- _Exercise_:
Restate the whole of the material. Keep every word, and drop the pictures.

※ ※ ※

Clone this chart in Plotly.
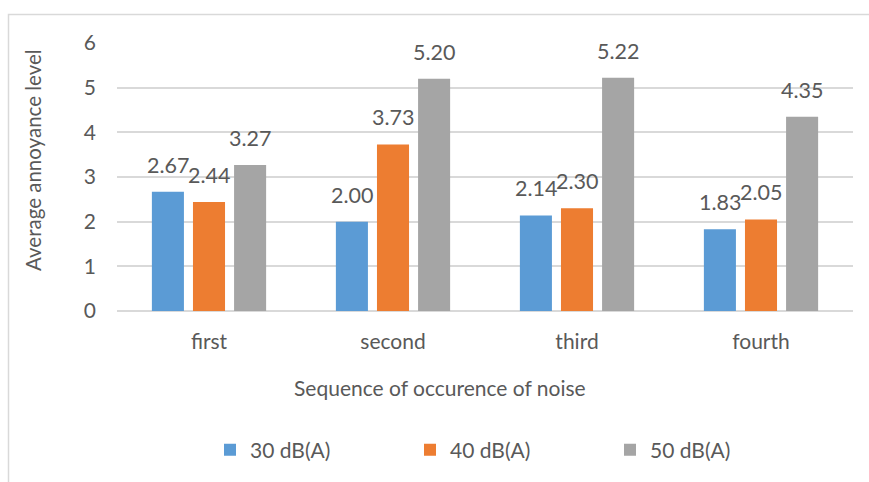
import plotly.graph_objects as go

# Average annoyance level by order in which the noise occurred
categories = ["first", "second", "third", "fourth"]
series_names = ["30 dB(A)", "40 dB(A)", "50 dB(A)"]
values_30 = [2.67, 2.00, 2.14, 1.83]
values_40 = [2.44, 3.73, 2.30, 2.05]
values_50 = [3.27, 5.20, 5.22, 4.35]
colors = ["#5B9BD5", "#ED7D31", "#A5A5A5"]
y_ticks = [0, 1, 2, 3, 4, 5, 6]

FONT = "Lato"
TXT = "#595959"
GRID = "#D9D9D9"

W, H = 869, 482
ML, MR, MT, MB = 117, 16, 43, 171
plot_w = W - ML - MR
plot_h = H - MT - MB

fig = go.Figure()
all_series = [values_30, values_40, values_50]
for name, vals, col in zip(series_names, all_series, colors):
    fig.add_trace(go.Bar(
        x=categories, y=vals, name=name,
        marker=dict(color=col, line=dict(width=0)),
    ))

bargap = 0.33
bargroupgap = 0.22
slot = plot_w / len(categories) * (1 - bargap) / len(series_names)

# value labels above each bar
annotations = []
for i, vals in enumerate(all_series):
    for cat, v in zip(categories, vals):
        annotations.append(dict(
            x=cat, y=v, xref="x", yref="y", text=f"{v:.2f}",
            showarrow=False, xshift=(i - 1) * slot, yshift=27,
            yanchor="middle", xanchor="center",
            font=dict(family=FONT, size=21.5, color=TXT),
        ))

def px_x(px):
    return (px - ML) / plot_w

def px_y(py):
    return (H - MB - py) / plot_h

# axis titles
annotations.append(dict(
    x=px_x(33), y=px_y(160), xref="paper", yref="paper",
    text="Average annoyance level", textangle=-90, showarrow=False,
    xanchor="center", yanchor="middle",
    font=dict(family=FONT, size=20.5, color=TXT),
))
annotations.append(dict(
    x=px_x(440), y=px_y(387), xref="paper", yref="paper",
    text="Sequence of occurence of noise", showarrow=False,
    xanchor="center", yanchor="middle",
    font=dict(family=FONT, size=21, color=TXT),
))

fig.update_layout(
    width=W, height=H,
    margin=dict(l=ML, r=MR, t=MT, b=MB),
    paper_bgcolor="white", plot_bgcolor="white",
    barmode="group", bargap=bargap, bargroupgap=bargroupgap,
    font=dict(family=FONT, size=21, color=TXT),
    annotations=annotations,
    showlegend=True,
    legend=dict(
        orientation="h", x=px_x(210), y=px_y(450),
        xanchor="left", yanchor="middle",
        entrywidth=155, entrywidthmode="pixels",
        itemwidth=30, traceorder="normal",
        font=dict(family=FONT, size=21, color=TXT),
    ),
    shapes=[dict(
        type="rect", xref="paper", yref="paper",
        x0=px_x(8.5), x1=px_x(1000), y0=px_y(700), y1=px_y(14.5),
        line=dict(color=GRID, width=1.5), fillcolor="rgba(0,0,0,0)",
        layer="below",
    )],
)

fig.update_xaxes(
    showgrid=False, showline=False, zeroline=False,
    ticks="", ticklabelstandoff=16,
    tickfont=dict(family=FONT, size=21, color=TXT),
)
fig.update_yaxes(
    range=[0, 6], tickvals=y_ticks, showgrid=True, gridcolor=GRID, gridwidth=1.5,
    zeroline=True, zerolinecolor=GRID, zerolinewidth=1.5,
    showline=False, ticks="", ticklabelstandoff=20,
    tickfont=dict(family=FONT, size=21, color=TXT),
)

fig.write_html("out.html")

※ ※ ※

- _Correct response_:
Clone this chart in Plotly.
import plotly.graph_objects as go

# Average annoyance level by order in which the noise occurred
categories = ["first", "second", "third", "fourth"]
series_names = ["30 dB(A)", "40 dB(A)", "50 dB(A)"]
values_30 = [2.67, 2.00, 2.14, 1.83]
values_40 = [2.44, 3.73, 2.30, 2.05]
values_50 = [3.27, 5.20, 5.22, 4.35]
colors = ["#5B9BD5", "#ED7D31", "#A5A5A5"]
y_ticks = [0, 1, 2, 3, 4, 5, 6]

FONT = "Lato"
TXT = "#595959"
GRID = "#D9D9D9"

W, H = 869, 482
ML, MR, MT, MB = 117, 16, 43, 171
plot_w = W - ML - MR
plot_h = H - MT - MB

fig = go.Figure()
all_series = [values_30, values_40, values_50]
for name, vals, col in zip(series_names, all_series, colors):
    fig.add_trace(go.Bar(
        x=categories, y=vals, name=name,
        marker=dict(color=col, line=dict(width=0)),
    ))

bargap = 0.33
bargroupgap = 0.22
slot = plot_w / len(categories) * (1 - bargap) / len(series_names)

# value labels above each bar
annotations = []
for i, vals in enumerate(all_series):
    for cat, v in zip(categories, vals):
        annotations.append(dict(
            x=cat, y=v, xref="x", yref="y", text=f"{v:.2f}",
            showarrow=False, xshift=(i - 1) * slot, yshift=27,
            yanchor="middle", xanchor="center",
            font=dict(family=FONT, size=21.5, color=TXT),
        ))

def px_x(px):
    return (px - ML) / plot_w

def px_y(py):
    return (H - MB - py) / plot_h

# axis titles
annotations.append(dict(
    x=px_x(33), y=px_y(160), xref="paper", yref="paper",
    text="Average annoyance level", textangle=-90, showarrow=False,
    xanchor="center", yanchor="middle",
    font=dict(family=FONT, size=20.5, color=TXT),
))
annotations.append(dict(
    x=px_x(440), y=px_y(387), xref="paper", yref="paper",
    text="Sequence of occurence of noise", showarrow=False,
    xanchor="center", yanchor="middle",
    font=dict(family=FONT, size=21, color=TXT),
))

fig.update_layout(
    width=W, height=H,
    margin=dict(l=ML, r=MR, t=MT, b=MB),
    paper_bgcolor="white", plot_bgcolor="white",
    barmode="group", bargap=bargap, bargroupgap=bargroupgap,
    font=dict(family=FONT, size=21, color=TXT),
    annotations=annotations,
    showlegend=True,
    legend=dict(
        orientation="h", x=px_x(210), y=px_y(450),
        xanchor="left", yanchor="middle",
        entrywidth=155, entrywidthmode="pixels",
        itemwidth=30, traceorder="normal",
        font=dict(family=FONT, size=21, color=TXT),
    ),
    shapes=[dict(
        type="rect", xref="paper", yref="paper",
        x0=px_x(8.5), x1=px_x(1000), y0=px_y(700), y1=px_y(14.5),
        line=dict(color=GRID, width=1.5), fillcolor="rgba(0,0,0,0)",
        layer="below",
    )],
)

fig.update_xaxes(
    showgrid=False, showline=False, zeroline=False,
    ticks="", ticklabelstandoff=16,
    tickfont=dict(family=FONT, size=21, color=TXT),
)
fig.update_yaxes(
    range=[0, 6], tickvals=y_ticks, showgrid=True, gridcolor=GRID, gridwidth=1.5,
    zeroline=True, zerolinecolor=GRID, zerolinewidth=1.5,
    showline=False, ticks="", ticklabelstandoff=20,
    tickfont=dict(family=FONT, size=21, color=TXT),
)

fig.write_html("out.html")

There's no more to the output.